WHAT if you could live forever—but only if you can afford it? This is the devious code source at the heart of the new Netflix series “Altered Carbon.” In the show’s future, human consciousness can be downloaded into chips called stacks and transferred from one body to another—the bodies are called “sleeves.” The process, called “re-sleeving,” is expensive, and only the truly wealthy can keep re-sleeving as each of their current bodies die. These impossibly wealthy people secretly run the world, and they called “Meths,” derived from the biblical character Methusaleh, the oldest man in the Bible.
At the beginning of “Altered Carbon,” a man named Takeshi Kovacs (Will Yun Lee) is reborn in the body of a disgraced Los Angeles police detective named Elias Ryker (a very physical, very glowering Joel Kinnaman from “Robocop”). Kovacs is no mere mercenary. He is the last of the Envoys, a group of enhanced super soldiers whose minds can be sent to different parts of the universe through a process called “needlecasting.” Kovacs has been re-sleeved because a Meth named Laurens Bancroft (James Purefoy) wants Kovacs to solve a murder—Bancroft’s. Dismissed as a suicide, Bancroft (who was automatically re-sleeved at death but can’t remember his last 48 hours) thinks there is something sinister amiss.
The first half of “Altered Carbon” focuses almost exclusively on Kovacs’ investigation—but the second half turns into a true conspiracy involving rebellion and corruption. It’s a fascinating exploration into what happens when the developments one would consider good (virtual immortality, interplanetary travel, virtual reality, artificial intelligence) become implements of the oppressors, in this case the Meths and the dystopian government, the Protectorate. By the series’ conclusion, the plot folds into itself and viewers get the big picture behind the show’s premise.
It helps that “Altered Carbon” is really, really good. The show has solid production credentials, as the pilot was directed by Miguel Sapochnik (he won an Emmy for directing the “Games of Thrones” episode “Battle of the Bastards”). But “Altered Carbon’s” real ace in the hole is the source material: It’s based on the first of the spectacular cyberpunk books featuring Kovacs by author Richard K. Morgan.
Much of that novel’s dark, deceptive drive is reflected in the show.

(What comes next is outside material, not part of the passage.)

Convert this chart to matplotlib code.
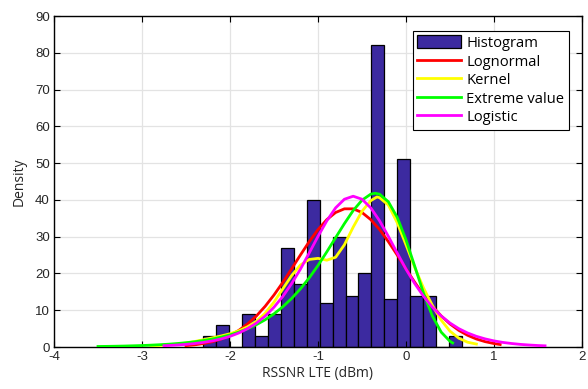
import numpy as np
import matplotlib
matplotlib.use("Agg")
import matplotlib.pyplot as plt

# Histogram of RSSNR LTE values (density scale), 20 equal-width bins
bin_lo, bin_hi = -2.303, 0.635
hist_density = [3, 6, 0, 9, 3, 9, 27, 17, 40, 12, 30, 14, 20, 82, 13, 51, 14, 14, 0, 3]

# Fitted density curves
logn_x = [-2.5, -2.4, -2.3, -2.2, -2.1, -2.0, -1.9, -1.8, -1.7, -1.6, -1.5, -1.4, -1.3,
          -1.2, -1.1, -1.0, -0.9, -0.8, -0.7, -0.6, -0.5, -0.4, -0.3, -0.2, -0.1, 0.0,
          0.1, 0.2, 0.3, 0.4, 0.5, 0.6, 0.7, 0.8, 0.9, 1.0, 1.07]
logn_y = [0.36, 0.59, 0.94, 1.45, 2.17, 3.18, 4.52, 6.27, 8.44, 11.08, 14.15, 17.57, 21.25,
          25.01, 28.64, 31.93, 34.63, 36.57, 37.57, 37.57, 36.57, 34.63, 31.93, 28.64, 25.01,
          21.25, 17.57, 14.15, 11.08, 8.44, 6.27, 4.52, 3.18, 2.17, 1.45, 0.94, 0.68]

kern_x = [-2.9, -2.8, -2.7, -2.6, -2.5, -2.4, -2.3, -2.2, -2.1, -2.0, -1.9, -1.8, -1.7,
          -1.6, -1.5, -1.4, -1.3, -1.2, -1.1, -1.0, -0.9, -0.8, -0.7, -0.6, -0.5, -0.4,
          -0.33, -0.3, -0.2, -0.1, 0.0, 0.1, 0.2, 0.3, 0.4, 0.5, 0.6, 0.7, 0.8]
kern_y = [0.3, 0.4, 0.6, 0.8, 1.1, 1.5, 2.0, 2.5, 3.0, 3.6, 4.4, 5.5, 7.0,
          9.2, 12.2, 15.8, 19.4, 22.3, 23.8, 24.1, 23.6, 24.4, 27.8, 32.6, 36.9, 39.8,
          40.8, 40.6, 38.6, 33.8, 27.8, 21.6, 16.0, 11.3, 7.3, 4.3, 2.4, 1.3, 0.8]

ev_x = [-3.5, -3.4, -3.3, -3.2, -3.1, -3.0, -2.9, -2.8, -2.7, -2.6, -2.5, -2.4, -2.3,
        -2.2, -2.1, -2.0, -1.9, -1.8, -1.7, -1.6, -1.5, -1.4, -1.3, -1.2, -1.1, -1.0,
        -0.9, -0.8, -0.7, -0.6, -0.5, -0.4, -0.35, -0.3, -0.2, -0.1, 0.0, 0.1, 0.2,
        0.3, 0.4, 0.5, 0.53]
ev_y = [0.14, 0.17, 0.21, 0.26, 0.33, 0.40, 0.50, 0.62, 0.76, 0.94, 1.16, 1.43, 1.76,
        2.17, 2.68, 3.29, 4.05, 4.96, 6.07, 7.41, 9.02, 10.94, 13.19, 15.80, 18.80, 22.17,
        25.87, 29.72, 33.55, 37.11, 39.92, 41.57, 41.8, 41.55, 39.48, 35.27, 29.13, 21.89, 14.60,
        8.41, 4.04, 1.55, 1.11]

logi_x = [-2.75, -2.7, -2.6, -2.5, -2.4, -2.3, -2.2, -2.1, -2.0, -1.9, -1.8, -1.7, -1.6,
          -1.5, -1.4, -1.3, -1.2, -1.1, -1.0, -0.9, -0.8, -0.7, -0.6, -0.5, -0.4, -0.3,
          -0.2, -0.1, 0.0, 0.1, 0.2, 0.3, 0.4, 0.5, 0.6, 0.7, 0.8, 0.9, 1.0, 1.1, 1.2,
          1.3, 1.4, 1.5, 1.58]
logi_y = [0.35, 0.40, 0.54, 0.71, 0.95, 1.25, 1.66, 2.20, 2.90, 3.81, 4.99, 6.51, 8.42,
          10.82, 13.75, 17.22, 21.16, 25.56, 30.07, 34.30, 37.83, 40.18, 41.0, 40.18, 37.83, 34.30,
          30.07, 25.56, 21.16, 17.22, 13.75, 10.82, 8.42, 6.51, 4.99, 3.81, 2.90, 2.20, 1.66, 1.25, 0.95,
          0.71, 0.54, 0.40, 0.32]

x_ticks = [-4, -3, -2, -1, 0, 1, 2]
y_ticks = [0, 10, 20, 30, 40, 50, 60, 70, 80, 90]

text_col = "#262626"
fig = plt.figure(figsize=(5.88, 3.89), dpi=100)
ax = fig.add_axes([54 / 588, 42 / 389, 528 / 588, 331 / 389])

edges = np.linspace(bin_lo, bin_hi, len(hist_density) + 1)
bars = ax.bar(edges[:-1], hist_density, width=np.diff(edges), align="edge",
              color="#3c2aa0", edgecolor="black", linewidth=0.9, label="Histogram", zorder=1)

lw = 2.0
l1, = ax.plot(logn_x, logn_y, color="#ff0000", lw=lw, label="Lognormal", zorder=3)
l2, = ax.plot(kern_x, kern_y, color="#ffff00", lw=lw, label="Kernel", zorder=3)
l3, = ax.plot(ev_x, ev_y, color="#00ff00", lw=lw, label="Extreme value", zorder=3)
l4, = ax.plot(logi_x, logi_y, color="#ff00ff", lw=lw, label="Logistic", zorder=3)

ax.set_xlim(-4, 2)
ax.set_ylim(0, 90)
ax.set_xticks(x_ticks)
ax.set_yticks(y_ticks)
ax.set_xticklabels([str(t) for t in x_ticks])
for t in x_ticks:
    ax.axvline(t, color="#e3e3e3", lw=0.9, zorder=0)
for t in y_ticks:
    ax.axhline(t, color="#e3e3e3", lw=0.9, zorder=0)

ax.tick_params(direction="in", length=4, width=0.8, top=True, right=True,
               labelsize=9.5, colors="black", labelcolor=text_col, pad=3)
for lab in ax.get_xticklabels() + ax.get_yticklabels():
    lab.set_family("Liberation Sans")
for s in ax.spines.values():
    s.set_linewidth(1.0)
    s.set_color("black")

ax.set_xlabel("RSSNR LTE (dBm)", fontsize=10, family="Open Sans", color=text_col, labelpad=2)
ax.set_ylabel("Density", fontsize=10, family="Open Sans", color=text_col, labelpad=6)

leg = ax.legend([bars, l1, l2, l3, l4],
                ["Histogram", "Lognormal", "Kernel", "Extreme value", "Logistic"],
                loc="upper right", bbox_to_anchor=(0.975, 0.955), borderaxespad=0,
                fancybox=False, framealpha=1, edgecolor="black", handlelength=3.0,
                handleheight=1.0, labelspacing=0.2, handletextpad=0.35, borderpad=0.3,
                prop={"family": "Open Sans", "size": 10.6})
leg.get_frame().set_linewidth(0.8)

fig.savefig("out.png", dpi=100)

Visually, “Altered Carbon” calls back to the sights of the original “Blade Runner” as well as the designs of manga mastermind Masamune Shirow. It’s a mix of bright, promising lights and the dank, deep truth, a mix of glitz (the illusion) and grit (the reality), intricate on the outside and hollow inside. “Altered Carbon” doesn’t skimp on the graphic violence and sex—it’s everywhere.

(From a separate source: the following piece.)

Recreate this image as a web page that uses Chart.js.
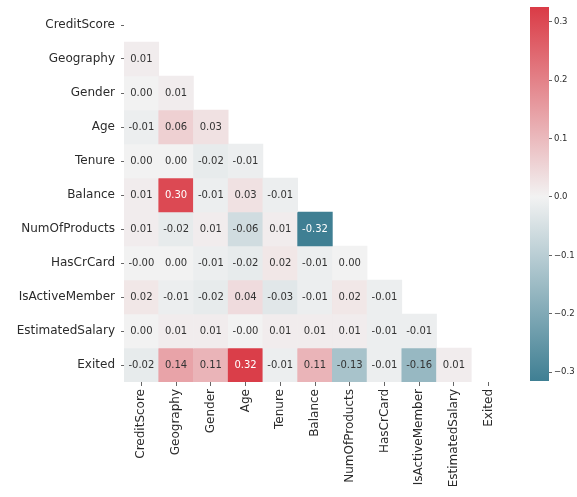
<!DOCTYPE html>
<html>
<head>
<meta charset="utf-8">
<script src="https://cdn.jsdelivr.net/npm/chart.js@4/dist/chart.umd.min.js"></script>
<style>
  html, body { margin: 0; padding: 0; background: #fff; }
  #wrap { position: relative; width: 577px; height: 497px; }
  canvas { position: absolute; top: 0; }
  #heat { left: 0; }
  #cbar { left: 520px; }
</style>
</head>
<body>
<div id="wrap">
  <canvas id="heat" width="577" height="497"></canvas>
  <canvas id="cbar" width="57" height="497"></canvas>
</div>
<script>
// Feature names (rows and columns of the correlation matrix)
const variables = ['CreditScore', 'Geography', 'Gender', 'Age', 'Tenure', 'Balance',
  'NumOfProducts', 'HasCrCard', 'IsActiveMember', 'EstimatedSalary', 'Exited'];

// Lower-triangle correlations, one array per row (columns left to right)
const corrCreditScore = [];
const corrGeography = [0.01];
const corrGender = [0.00, 0.01];
const corrAge = [-0.01, 0.06, 0.03];
const corrTenure = [0.00, 0.00, -0.02, -0.01];
const corrBalance = [0.01, 0.30, -0.01, 0.03, -0.01];
const corrNumOfProducts = [0.01, -0.02, 0.01, -0.06, 0.01, -0.32];
const corrHasCrCard = [-0.00, 0.00, -0.01, -0.02, 0.02, -0.01, 0.00];
const corrIsActiveMember = [0.02, -0.01, -0.02, 0.04, -0.03, -0.01, 0.02, -0.01];
const corrEstimatedSalary = [0.00, 0.01, 0.01, -0.00, 0.01, 0.01, 0.01, -0.01, -0.01];
const corrExited = [-0.02, 0.14, 0.11, 0.32, -0.01, 0.11, -0.13, -0.01, -0.16, 0.01];

// Colour scale limits and colour bar tick values
const colorMin = -0.315;
const colorMax = 0.325;
const colorbarTicks = [-0.3, -0.2, -0.1, 0.0, 0.1, 0.2, 0.3];

const lowerRows = [corrCreditScore, corrGeography, corrGender, corrAge, corrTenure, corrBalance,
  corrNumOfProducts, corrHasCrCard, corrIsActiveMember, corrEstimatedSalary, corrExited];

// Diverging palette: teal -> light gray -> red
const NEG = [63, 127, 147], MID = [242, 242, 242], POS = [218, 59, 70];
const zeroPos = (0 - colorMin) / (colorMax - colorMin);
const rgbStr = c => `rgb(${c.map(Math.round).join(',')})`;
function mixColor(v) {
  let t = (v - colorMin) / (colorMax - colorMin);
  t = Math.max(0, Math.min(1, t));
  let a, b, u;
  if (t < zeroPos) { a = NEG; b = MID; u = t / zeroPos; }
  else { a = MID; b = POS; u = (t - zeroPos) / (1 - zeroPos); }
  return a.map((x, i) => x + (b[i] - x) * u);
}
function luminance(c) {
  const lin = c.map(x => { x /= 255; return x <= 0.03928 ? x / 12.92 : Math.pow((x + 0.055) / 1.055, 2.4); });
  return 0.2126 * lin[0] + 0.7152 * lin[1] + 0.0722 * lin[2];
}
const fmt = v => ((v < 0 || Object.is(v, -0)) ? '-' : '') + Math.abs(v).toFixed(2);

const FONT = 'DejaVu Sans';
const TEXT = '#2b2b2b';

const datasets = lowerRows.map((vals, r) => ({
  label: variables[r],
  values: vals,
  data: variables.map((_, c) => c < vals.length ? [r, r + 1] : null),
  backgroundColor: variables.map((_, c) => c < vals.length ? rgbStr(mixColor(vals[c])) : 'rgba(0,0,0,0)'),
  borderWidth: 0,
  barPercentage: 1,
  categoryPercentage: 1,
  grouped: false
}));

// Writes each cell's value on top of its bar
const cellLabels = {
  id: 'cellLabels',
  afterDatasetsDraw(chart) {
    const ctx = chart.ctx;
    ctx.save();
    ctx.font = `10px "${FONT}"`;
    ctx.textAlign = 'center';
    ctx.textBaseline = 'middle';
    chart.data.datasets.forEach((ds, di) => {
      const meta = chart.getDatasetMeta(di);
      ds.values.forEach((v, c) => {
        const el = meta.data[c];
        if (!el) return;
        const p = el.getCenterPoint();
        const col = mixColor(v);
        ctx.fillStyle = luminance(col) > 0.408 ? '#333333' : '#ffffff';
        ctx.fillText(fmt(v), p.x, p.y + 0.5);
      });
    });
    ctx.restore();
  }
};

new Chart(document.getElementById('heat'), {
  type: 'bar',
  data: { labels: variables, datasets },
  plugins: [cellLabels],
  options: {
    responsive: false,
    animation: false,
    layout: { padding: { top: 8, right: 71, left: 0, bottom: 0 } },
    plugins: { legend: { display: false }, tooltip: { enabled: false } },
    scales: {
      x: {
        type: 'category',
        offset: true,
        border: { display: false },
        grid: { display: true, drawOnChartArea: false, drawTicks: true, tickLength: 4, tickColor: '#666', offset: false },
        ticks: { autoSkip: false, maxRotation: 90, minRotation: 90, padding: 3, color: TEXT, font: { family: FONT, size: 12 } },
        afterFit(s) { s.height = 115; s.paddingLeft = 0; s.paddingRight = 0; }
      },
      y: {
        type: 'linear',
        min: 0,
        max: variables.length,
        reverse: true,
        border: { display: false },
        grid: { display: true, drawOnChartArea: false, drawTicks: true, tickLength: 3, tickColor: '#666' },
        afterBuildTicks(s) { s.ticks = variables.map((_, i) => ({ value: i + 0.5 })); },
        ticks: { autoSkip: false, padding: 6, color: TEXT, font: { family: FONT, size: 12 },
          callback: (v, i) => variables[i] },
        afterFit(s) { s.width = 124; s.paddingTop = 0; s.paddingBottom = 0; }
      }
    }
  }
});

// Colour bar
new Chart(document.getElementById('cbar'), {
  type: 'bar',
  data: {
    labels: [''],
    datasets: [{
      data: [[colorMin, colorMax]],
      borderWidth: 0,
      barPercentage: 1,
      categoryPercentage: 1,
      backgroundColor(ctx) {
        const chart = ctx.chart;
        if (!chart.chartArea) return 'rgba(0,0,0,0)';
        const y = chart.scales.y;
        const g = chart.ctx.createLinearGradient(0, y.getPixelForValue(colorMin), 0, y.getPixelForValue(colorMax));
        g.addColorStop(0, rgbStr(NEG));
        g.addColorStop(zeroPos, rgbStr(MID));
        g.addColorStop(1, rgbStr(POS));
        return g;
      }
    }]
  },
  options: {
    responsive: false,
    animation: false,
    layout: { padding: { left: 10, top: 7, bottom: 116, right: 0 } },
    plugins: { legend: { display: false }, tooltip: { enabled: false } },
    scales: {
      x: { display: false },
      y: {
        position: 'right',
        min: colorMin,
        max: colorMax,
        border: { display: false },
        grid: { display: true, drawOnChartArea: false, drawTicks: true, tickLength: 3, tickColor: '#666' },
        afterBuildTicks(s) { s.ticks = colorbarTicks.map(v => ({ value: v })); },
        ticks: { padding: 2, color: TEXT, font: { family: FONT, size: 8.5 },
          callback: v => (v < -1e-9 ? '\u2212' : '') + Math.abs(v).toFixed(1) },
        afterFit(s) { s.width = 28; s.paddingTop = 0; s.paddingBottom = 0; }
      }
    }
  }
});
</script>
</body>
</html>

This is Kinnaman’s biggest role yet—Kovacs is in almost every scene—and he takes a big swing at the role. His Kovacs is a troubled survivor who still seeks the precious things he’s lost but is instinctively equipped to destroy whatever stands in his way. It’s a victorious, vicious turn for Kinnaman. Purefoy is all boozy violence and bloody artifice. Martha Higareda makes quite an impression as determined detective Kristin Ortega who is fighting the powers that be but also has a past with Ryker.
But aside from Kinnaman, the breakout perfomance in “Altered Carbon” is Renee Elise Goldsberry (yes the original Angelica Schuyler in Lin-Manuel Miranda’s “Hamilton”). Goldsberry bares her fighting skills in her scenes as Quellrist Falconer, the badass revolutionary founder of the Envoys—who, of course, has a past with Kovacs. She will play a very important part in all this.
The ten episodes of “Altered Carbon” start out following Kovacs on the street, introducing the world the showrunners have built. The show then starts building on this, until the setting and the stakes are much bigger and much higher. It certainly helps that Morgan has crafted such a complex, problematic universe and populated it with characters who are flawed but compelling. There’s social commentary left and right once the viewers start to see the problems that come with all this new tech. Then the showrunners stage one kinetic fight scene after another. “Altered Carbon” actually doubles down on the fights, as each succeeding episode seems to feature more fights than the episode before it. The finale is wall-to-wall fighting, yet it never feels dumb or forced. In a time when so many elements are within human control, violence remains the great equalizer. The real terror lies beyond the technology. You don’t have to be digital to be dangerous—but it helps.
“Altered Carbon” is very high-concept sci-fi TV done with stylishness as sharp as a military knife. It’s one of the best things Netflix has done. The show presents a future we should want—you can live forever and travel to the far reaches of the universe or inside a very realistic construct, be whatever and whoever you want to be—but at a price only the elite can afford. “Altered Carbon” reminds us that, regardless of who were are and what we look like—we can still fight the future.
“Altered Carbon” will begin streaming on Netflix on February 2.